For a single variable, this works fine, however, if the dataset contains many imputed variables, this process would be labor intensive and error prone. So instead of writing out the code for each variable, we can use a loop to do it. Below we open the dataset and sort the cases by id. Next we use the foreach command to generate the indicator variables for each of the variables listed after the keyword varlist. Stata will run the commands in the brackets once for each variable in the list, each time replacing the `var’ with the name of the appropriate variable.

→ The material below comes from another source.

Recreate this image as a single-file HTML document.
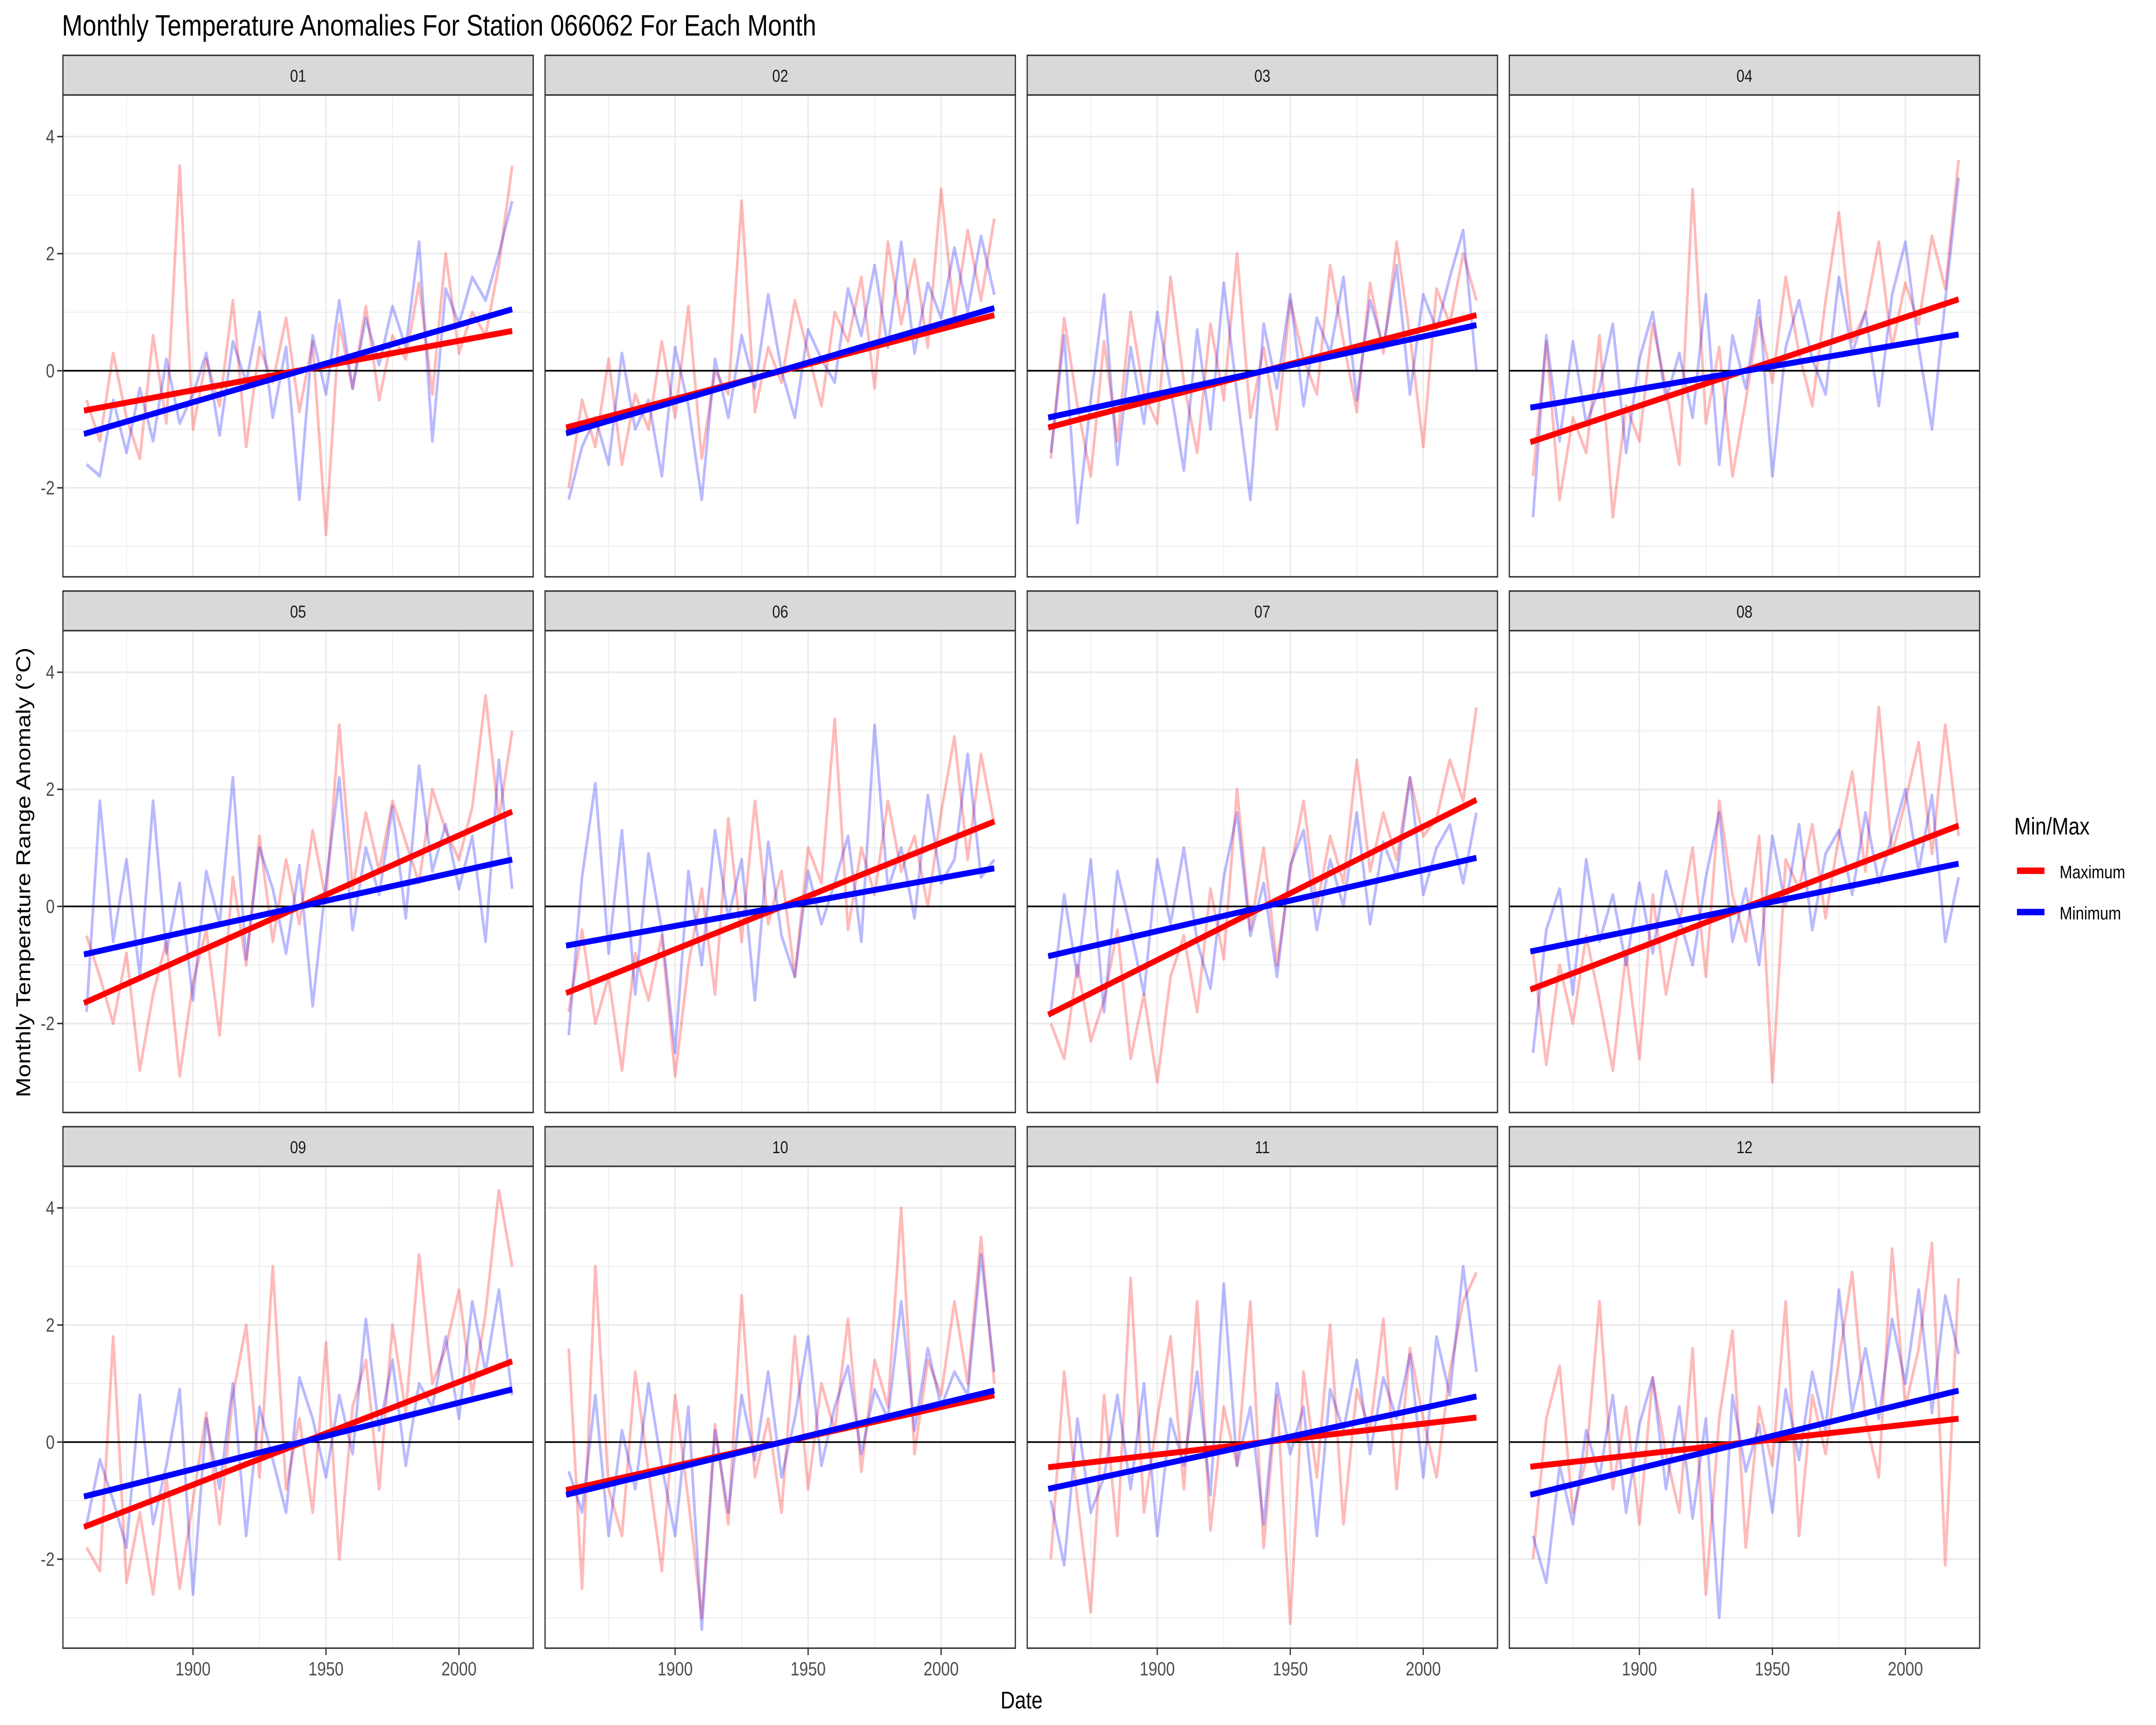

use hsb2_no_m_0_ind, clear
sort id
foreach var of varlist female math write read science {
    by id: egen i_`var' = sd(`var')
    replace i_`var' = 1 if i_`var'>0 
}
(45 real changes made)
(60 real changes made)
(65 real changes made)
(95 real changes made)
(115 real changes made)

Note that this technique assumes that the imputed value for a single case will vary across imputations. This is likely to be true with continuous variables and with categorical variables imputed using the multivariate normal approach. However categorical variables imputed using the chained equation approach (implemented in the Stata package ice as well as in other packges), this may be true, but there may also be some exceptions (i.e. the same value was imputed across all imputations). That said, if the imputed value does not vary across imputations, the approach outlined above will still work to set up the data for use with Stata’s mi commands, at least mechanically.